Cuba detects first Omicron case

A woman receiving a Covid-19 shot in Havana, Cuba, on Dec 6, 2021. The country reported its first Omicron case on Dec 8, 2021. PHOTO: REUTERS

HAVANA (REUTERS) - Cuba has detected its first case of the Omicron coronavirus variant in a person who had travelled from Mozambique, Cuban state media agency ACN reported late on Wednesday (Dec 8).

The traveller, a health worker that resides in Cuba's Pinar del Rio province, returned to the island on Nov 27 and tested positive for Covid-19 the following day, according to the ACN report.

Health officials identified 18 people the traveller may have been in contact with since arriving in Cuba, but all were asymptomatic and had tested negative for the virus, the report said.

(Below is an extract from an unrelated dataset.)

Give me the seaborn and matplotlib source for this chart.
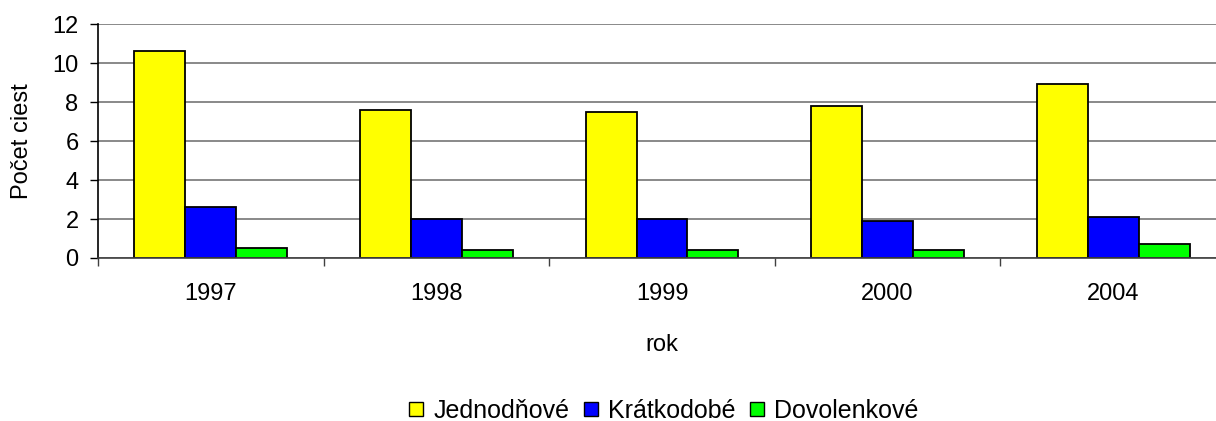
import matplotlib
matplotlib.use("Agg")
import matplotlib.pyplot as plt
import seaborn as sns
import pandas as pd
import numpy as np

years = ["1997", "1998", "1999", "2000", "2004"]
series_names = ["Jednodňové", "Krátkodobé", "Dovolenkové"]
jednodnove = [10.6, 7.6, 7.5, 7.8, 8.9]
kratkodobe = [2.6, 2.0, 2.0, 1.9, 2.1]
dovolenkove = [0.5, 0.4, 0.4, 0.4, 0.7]
colors = ["#FFFF00", "#0000FF", "#00FF00"]
y_ticks = [0, 2, 4, 6, 8, 10, 12]

sns.set_theme(style="white")
plt.rcParams['font.family'] = ['Liberation Sans', 'DejaVu Sans']
plt.rcParams['text.color'] = 'black'
plt.rcParams['axes.labelcolor'] = 'black'
plt.rcParams['xtick.color'] = 'black'
plt.rcParams['ytick.color'] = 'black'

df = pd.DataFrame({
    "rok": years * 3,
    "séria": [series_names[0]] * 5 + [series_names[1]] * 5 + [series_names[2]] * 5,
    "hodnota": jednodnove + kratkodobe + dovolenkove,
})

FS = 17

fig = plt.figure(figsize=(12.16, 4.21), dpi=100)
ax = fig.add_axes([98 / 1216, 1 - 258 / 421, 1128 / 1216, 234 / 421])

sns.barplot(data=df, x="rok", y="hodnota", hue="séria", order=years,
            hue_order=series_names, palette=colors, width=0.678, gap=0,
            edgecolor="black", linewidth=1.3, saturation=1, ax=ax,
            legend=True)

ax.set_xlim(-0.5, 4.5)
ax.set_ylim(0, 12)
ax.set_yticks(y_ticks)
ax.yaxis.grid(True, color="#808080", linewidth=1.3)
ax.set_axisbelow(True)
for s in ["top", "right"]:
    ax.spines[s].set_visible(False)
for s in ["left", "bottom"]:
    ax.spines[s].set_visible(True)
    ax.spines[s].set_color("black")
    ax.spines[s].set_linewidth(1.2)
ax.spines["bottom"].set_color("#404040")

ax.tick_params(axis="y", which="major", length=6, width=1, color="black",
               labelcolor="black", direction="out", left=True, labelsize=FS, pad=8)
ax.tick_params(axis="x", which="major", length=0, labelsize=FS, pad=18,
               labelcolor="black")
ax.set_xticks(np.arange(-0.5, 4.6, 1.0), minor=True)
ax.tick_params(axis="x", which="minor", length=6, width=1, color="#404040",
               direction="out", bottom=True)

ax.set_xlabel("rok", fontsize=FS, labelpad=21, color="black")
ax.set_ylabel("Počet ciest", fontsize=FS, labelpad=14, color="black")

leg = ax.legend(loc="center", bbox_to_anchor=(664 / 1216, 10 / 421),
                bbox_transform=fig.transFigure, ncol=3, frameon=False,
                fontsize=18, handlelength=0.55, handleheight=0.5,
                handletextpad=0.4, columnspacing=0.6)
for h in leg.legend_handles:
    h.set_edgecolor("black")
    h.set_linewidth(1.0)
for t in leg.get_texts():
    t.set_color("black")

fig.savefig("out.png", dpi=100)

Cuba, a Caribbean island nation whose economy hinges on tourism, sharply eased entry requirements for tourists in mid-November following a successful inoculation drive with domestically developed vaccines. Infections from Covid-19 have dropped off to 1 per cent of their peak, according to a Reuters tally.

Cuba, nonetheless, tightened restrictions again last week on passengers from certain African countries and other places where Omicron had been detected, amid the global scare over the new variant.

The Omicron variant has so far been detected in the Americas in Argentina, Brazil, Canada, Chile, Mexico and the United States, but it is just a matter of time before it circulates in more countries, the Pan American Health Organisation (Paho) warned on Wednesday.

The regional health agency said coronavirus infections have turned up in Canada and parts of Mexico, such as Baja California. Except for Panama, Central America is experiencing a steep decline in cases.

In South America, there has been a steady increase in Bolivia, Peru and Colombia, while Ecuador, Chile and Argentina are reporting a drop, Paho said.

Research is ongoing to better understand Omicron's behaviour and the potential risks for the Americas, Paho director Carissa Etienne told reporters on a webcast news conference.

"The arrival of a new variant doesn't necessarily mean that things will be worse, but it does mean that we must be extra vigilant in the short term," she said.

Vaccines remain a critical tool to reduce hospitalisations and deaths and limit the appearance of new variants, Paho said.

So far, 55 per cent of the people in Latin America and the Caribbean have been fully vaccinated against Covid-19, while 20 countries in the region have yet to reach the year-end vaccination coverage target of 40 per cent set by the World Health Organisation.

Guatemala, Haiti, Jamaica and St Vincent and the Grenadines remain far behind, Dr Etienne said.

"At the current pace, as many as six countries may not meet the 40 per cent year-end target," she said.

Paho, which is purchasing vaccines for the region through its Revolving Fund, said it has secured deals with AstraZeneca, Sinovac Biotech and Sinopharm.